Published 7:43 am Monday, August 14, 2006

By By Janet Little Cooper
The Sweet Shop restaurant was a household name in Atmore for more than five decades for the good home-cooking and delicious desserts that were served up daily.
As word surfaced this week that the Sweet Shop's founder, Collie Sharpless had died at the age of 101, residents began to reminisce about the quaint downtown landmark and its owner.
"She was well-known for her lemon ice-box pie," Ernestine Miniard said. "It was the most delicious pie ever. They had a cook that everyone called 'Cookie' who actually made the pies."
Miniard remembers Sharpless and her husband William working seven days a week serving breakfast, lunch and supper while she worked above the Sweet Shop for 18 months operating WATM radio station.
The Sweet Shop was appropriately named from all the accounts that referred to the delicious lemon icebox pie and the banana pudding.
"My husband and I went to the Sweet Shop often," Lucille King Swift said. "It was a treat to drive from Frisco City to Atmore. We ate breakfast there a good bit and always counted a trip there as a treat. My husband, Bush King, was extremely fond of Mrs. Sharpless' banana pudding she made with peaches instead of bananas and he often enjoyed it when she would make it with pineapples instead of bananas as well."
Another Atmore resident had fond memories of the Sweet Shop, after all it was her first job as a young 14-year-old.
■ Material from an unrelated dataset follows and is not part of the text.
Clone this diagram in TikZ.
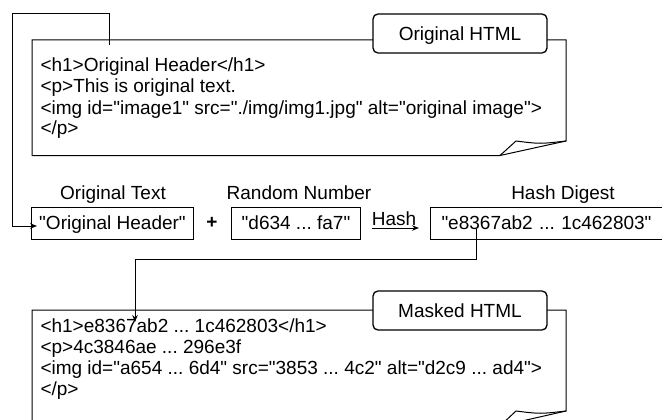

"Myself and four of my sisters went to work for Mrs. Sharpless in 1950," Cleo Sellers said. "I worked there for four years as a waitress. Mrs. Sharpless was such a nice lady. They were both just your everyday regular people. They were really good to me and my sisters. There were five of us in our family and they were just always so nice to us. A lot of people came and went in the time we worked there, The lemon ice box pie was the absolute favorite of most everyone who came in."
Sharpless and her husband Will built a house on Horner Street behind the Episcopal Church and worked both day and night at the family style restaurant. The couple owned the restaurant for more than 20 years before selling it to William Sharpless' brother Guy Sharpless, who purchased it for his daughter. At that time the couple moved, living near Pensacola, Fla., where Sharpless passed away Sunday, Aug. 6, 2006.
Years later the restaurant was once again sold to the Pipkin brothers of Atmore.
It was then, that Jack and Claytie Dew purchased the business and operated it until it's closing in the early 1990's.
Atmore mayor Howard Shell said that the Sharpless family was one of Atmore's earliest families that contributed to the town's development by building up the business center.
Collie Roan Sharpless was laid to rest in a graveside service Wednesday, Aug. 9 at Oak Hill Cemetery in Atmore.